Titan Lacaden? is an 11-year-old quarterback and by all accounts is pretty good. But is the fifth grader good enough to deserve a college football scholarship? Lacaden, who lives in Kapolei, Hawaii, announced this month that University of Hawaii coach Nick Rolovich made a scholarship offer, and Rolovich later confirmed it. Rolovich “said he likes Titan and what he does,” Titan’s father Frank said. Rolovich confirmed the non-binding offer in a Twitter tweet to Florida Atlantic University coach Lane Kiffin, who recently made headlines by offering scholarships to a sixth-grader and a seventh-grader. Rolovich’s tweet said: “Your move @Lane_Kiffin.” Because such offers are non-binding, they are mostly about establishing relationships between coaches and families. Many kids dream of playing college or professional sports. In the newspaper or online, find and closely read a story about a sport you or a friend like to play or watch. Then brainstorm an idea for a movie showing yourself playing this sport at a high level. For added fun, have your movie show what it would be like if you could play at a high level at the age you are now.
Common Core State Standards: Writing narratives to develop real or imagined experiences or events; conducting short research projects that build knowledge about a topic.
5. High-Flying Chicken
Big companies often try unusual things to call attention to their products. But no one has ever done what KFC did last week. The fast-food company launched a chicken sandwich to the edge of outer space. Specifically, it loaded its Zinger chicken sandwich onto a high-altitude, solar-powered balloon created by the World View company.

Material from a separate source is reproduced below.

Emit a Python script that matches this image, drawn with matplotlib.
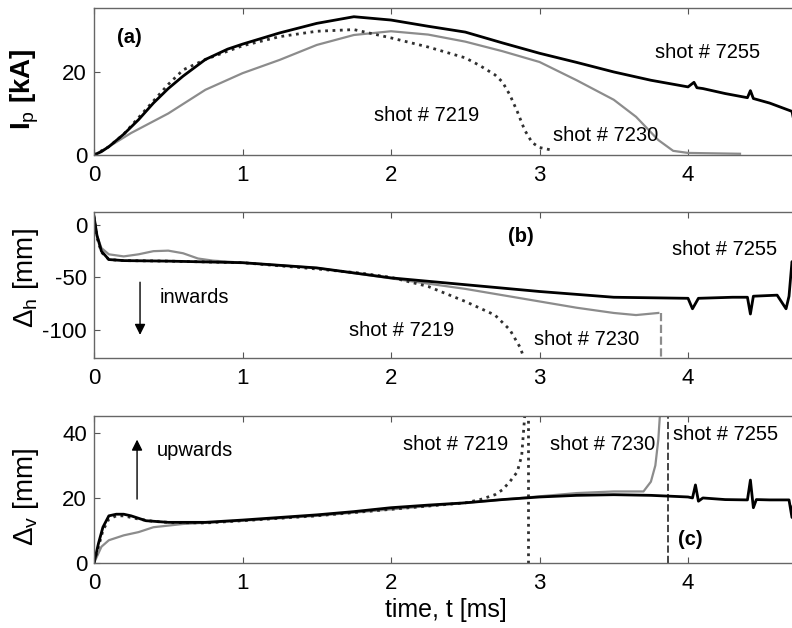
import matplotlib
matplotlib.use('Agg')
import matplotlib.pyplot as plt

plt.rcParams['font.family'] = ['Liberation Sans', 'DejaVu Sans']
plt.rcParams['mathtext.fontset'] = 'custom'
plt.rcParams['mathtext.rm'] = 'Liberation Sans'
plt.rcParams['mathtext.it'] = 'Liberation Sans:italic'
plt.rcParams['axes.unicode_minus'] = False

# ---- (a) plasma current Ip [kA] ----
t_ip_7255 = [0, 0.05, 0.1, 0.2, 0.3, 0.4, 0.5, 0.6, 0.75, 0.9, 1.0, 1.25, 1.5, 1.75, 2.0, 2.25, 2.5,
             2.75, 3.0, 3.25, 3.5, 3.75, 4.0, 4.04, 4.06, 4.1, 4.25, 4.4, 4.42, 4.44, 4.55, 4.7, 4.72, 4.75]
ip_7255 = [0, 0.8, 2, 5, 8.5, 12.5, 16, 19, 23, 25.5, 26.7, 29.4, 31.7, 33.3, 32.5, 31, 29.6,
           27, 24.5, 22.3, 20, 18, 16.4, 17.5, 16.2, 16, 14.8, 13.8, 15.5, 13.6, 12.5, 10.5, 7, 8]
t_ip_7219 = [0, 0.1, 0.2, 0.3, 0.4, 0.5, 0.6, 0.75, 0.9, 1.0, 1.25, 1.5, 1.75, 2.0, 2.25, 2.5, 2.6,
             2.7, 2.75, 2.8, 2.85, 2.9, 2.95, 3.0, 3.08]
ip_7219 = [0, 2, 5, 9, 13, 17, 20.5, 23, 25, 26.3, 28.5, 29.8, 30.2, 28.2, 26, 23.4, 21.5,
           19.3, 17.6, 14.5, 10.5, 6, 3, 1.8, 1.2]
t_ip_7230 = [0, 0.1, 0.25, 0.5, 0.75, 1.0, 1.25, 1.5, 1.75, 2.0, 2.25, 2.5, 2.75, 3.0, 3.25, 3.5,
             3.65, 3.8, 3.9, 4.0, 4.35]
ip_7230 = [0, 2, 5.3, 10, 15.7, 19.7, 22.9, 26.5, 28.9, 29.8, 29, 27.3, 25, 22.4, 18, 13.3,
           9.2, 3.6, 1, 0.5, 0.3]

# ---- (b) horizontal displacement [mm] ----
t_dh_7255 = [0, 0.02, 0.05, 0.1, 0.2, 0.5, 1.0, 1.5, 2.0, 2.5, 3.0, 3.5, 4.0, 4.03, 4.05, 4.07,
             4.3, 4.4, 4.42, 4.44, 4.6, 4.66, 4.68, 4.7, 4.72, 4.75]
dh_7255 = [8, -10, -25, -33, -34, -34.5, -36, -41, -50.5, -57, -63.5, -69, -70, -80, -75, -70,
           -69, -69, -85, -68, -67, -80, -68, -35, -40, -45]
t_dh_7230 = [0, 0.02, 0.05, 0.1, 0.2, 0.3, 0.4, 0.5, 0.6, 0.7, 0.8, 1.0, 1.5, 2.0, 2.25, 2.5,
             2.75, 3.0, 3.25, 3.5, 3.65, 3.8]
dh_7230 = [8, -10, -22, -28, -30, -28, -25, -24.5, -27, -32, -34, -36, -41, -51, -56, -61,
           -67, -73, -79, -84, -86, -84]
t_dh_7219 = [0, 0.02, 0.05, 0.1, 0.2, 0.5, 1.0, 1.5, 1.8, 2.0, 2.25, 2.5, 2.7, 2.8, 2.87, 2.89]
dh_7219 = [8, -12, -26, -33, -34, -34.5, -36, -42, -46, -50, -58.7, -73, -86, -100, -117, -125]
t_end_7230 = 3.815
t_end_7219 = 2.92
t_end_7255_c = 3.865

# ---- (c) vertical displacement [mm] ----
t_dv_7255 = [0, 0.03, 0.06, 0.1, 0.15, 0.2, 0.25, 0.35, 0.5, 0.75, 1.0, 1.25, 1.5, 1.75, 2.0,
             2.25, 2.5, 2.75, 3.0, 3.25, 3.5, 3.75, 4.0, 4.03, 4.05, 4.07, 4.1, 4.25, 4.4, 4.42,
             4.44, 4.46, 4.55, 4.68, 4.7, 4.72, 4.75]
dv_7255 = [0, 6, 11, 14.5, 15, 15, 14.5, 13, 12.5, 12.5, 13.2, 14, 14.8, 15.8, 17,
           17.8, 18.5, 19.5, 20.3, 20.8, 21, 20.8, 20.3, 20, 24, 19, 20, 19.5, 19.4, 25.5,
           17, 19.5, 19.4, 19.4, 14, 24, 19]
t_dv_7230 = [0, 0.05, 0.1, 0.2, 0.3, 0.4, 0.5, 0.6, 0.8, 1.0, 1.5, 2.0, 2.5, 2.75, 3.0, 3.25,
             3.5, 3.7, 3.75, 3.78, 3.8, 3.81]
dv_7230 = [0, 5, 7, 8.5, 9.5, 11, 11.5, 12, 12.5, 13, 14.5, 16.5, 18.5, 19.5, 20.5, 21.5,
           22, 22, 25, 30, 38, 45]
t_dv_7219 = [0, 0.03, 0.06, 0.1, 0.15, 0.2, 0.3, 0.4, 0.5, 0.75, 1.0, 1.5, 2.0, 2.25, 2.5, 2.6,
             2.7, 2.75, 2.8, 2.85, 2.88, 2.9]
dv_7219 = [0, 5, 10, 13.5, 14.5, 14.5, 13.5, 12.8, 12.5, 12.3, 13, 14.5, 16.5, 17.5, 18.5, 19.5,
           21, 22.5, 25, 28, 33, 45]

c_7255 = 'black'
c_7230 = '#8c8c8c'
c_7219 = '#303030'

fig = plt.figure(figsize=(7.92, 6.28), dpi=100)
W = (800 - 94) / 792
axa = fig.add_axes([94 / 792, 1 - 155 / 628, W, 147 / 628])
axb = fig.add_axes([94 / 792, 1 - 358 / 628, W, 146 / 628])
axc = fig.add_axes([94 / 792, 1 - 563 / 628, W, 147 / 628])

for ax in (axa, axb, axc):
    ax.set_xlim(0, 4.754)
    ax.set_xticks([0, 1, 2, 3, 4])
    ax.tick_params(direction='in', top=True, right=True, length=4, width=0.8,
                   labelsize=16, pad=5, color='#555555')
    ax.tick_params(axis='x', pad=7)
    for s in ax.spines.values():
        s.set_color('#666666')
        s.set_linewidth(1.0)

# (a)
axa.plot(t_ip_7230, ip_7230, color=c_7230, lw=1.6)
axa.plot(t_ip_7219, ip_7219, color=c_7219, lw=2.0, ls=':')
axa.plot(t_ip_7255, ip_7255, color=c_7255, lw=2.0)
axa.set_ylim(0, 35.4)
axa.set_yticks([0, 20])
axa.set_ylabel('I$_\\mathrm{p}$ [kA]', fontsize=20, fontweight='bold')
axa.yaxis.set_label_coords(-0.075, 0.45)
axa.text(0.155, 28.4, '(a)', fontsize=14.5, fontweight='bold', va='center')
axa.text(3.78, 24.8, 'shot # 7255', fontsize=14.5, va='center')
axa.text(1.885, 9.4, 'shot # 7219', fontsize=14.5, va='center')
axa.text(3.09, 4.6, 'shot # 7230', fontsize=14.5, va='center')

# (b)
axb.plot(t_dh_7230, dh_7230, color=c_7230, lw=1.6)
axb.plot([t_end_7230, t_end_7230], [dh_7230[-1], -127], color=c_7230, lw=1.6, ls='--')
axb.plot(t_dh_7219, dh_7219, color=c_7219, lw=2.0, ls=':')
axb.plot(t_dh_7255, dh_7255, color=c_7255, lw=2.0)
axb.set_ylim(-127, 12.4)
axb.set_yticks([-100, -50, 0])
axb.set_ylabel('Δ$_\\mathrm{h}$ [mm]', fontsize=20)
axb.yaxis.set_label_coords(-0.075, 0.55)
axb.text(2.79, -11.4, '(b)', fontsize=14.5, fontweight='bold', va='center')
axb.text(3.89, -23.8, 'shot # 7255', fontsize=14.5, va='center')
axb.text(1.72, -101, 'shot # 7219', fontsize=14.5, va='center')
axb.text(2.96, -109.5, 'shot # 7230', fontsize=14.5, va='center')
axb.text(0.445, -69.5, 'inwards', fontsize=14.5, va='center')
axb.annotate('', xy=(0.31, -107.6), xytext=(0.31, -52),
             arrowprops=dict(arrowstyle='-|>', color='black', lw=1.0, mutation_scale=16))

# (c)
axc.plot(t_dv_7230, dv_7230, color=c_7230, lw=1.6)
axc.plot(t_dv_7219, dv_7219, color=c_7219, lw=2.0, ls=':')
axc.plot([t_end_7219, t_end_7219], [0, 45.2], color=c_7219, lw=2.0, ls=':')
axc.plot([t_end_7255_c, t_end_7255_c], [0, 45.2], color='#444444', lw=1.4, ls='--')
axc.plot(t_dv_7255, dv_7255, color=c_7255, lw=2.0)
axc.set_ylim(0, 45.2)
axc.set_yticks([0, 20, 40])
axc.set_ylabel('Δ$_\\mathrm{v}$ [mm]', fontsize=20)
axc.yaxis.set_label_coords(-0.075, 0.45)
axc.set_xlabel('time, t [ms]', fontsize=18, labelpad=2)
axc.xaxis.set_label_coords((446 - 94) / 706, -0.24)
axc.text(3.93, 7.1, '(c)', fontsize=14.5, fontweight='bold', va='center')
axc.text(2.08, 36.3, 'shot # 7219', fontsize=14.5, va='center')
axc.text(3.07, 36.3, 'shot # 7230', fontsize=14.5, va='center')
axc.text(3.9, 39.4, 'shot # 7255', fontsize=14.5, va='center')
axc.text(0.424, 34.5, 'upwards', fontsize=14.5, va='center')
axc.annotate('', xy=(0.29, 38.8), xytext=(0.29, 18.8),
             arrowprops=dict(arrowstyle='-|>', color='black', lw=1.0, mutation_scale=16))

fig.savefig('out.png', dpi=100)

With the sandwich aboard, the balloon soared to a height 28.5 miles above the Earth and stayed there for four days. No scientific tests were performed on the sandwich, but World View collected data to help with the planning of future flights. The KFC flight was the first multi-day mission by World View’s solar balloon. KFC is likely to use the space flight of its sandwich in TV or newspaper ads in the future. In the newspaper or online, study ads created by companies to call attention to their products. Then think creatively and come up with an idea for a TV or newspaper ad for KFC based on the flight of the Zinger sandwich in space.
Common Core State Standards: Using drawings or visual displays when appropriate to enhance the development of main ideas or points; conducting short research projects that build knowledge about a topic.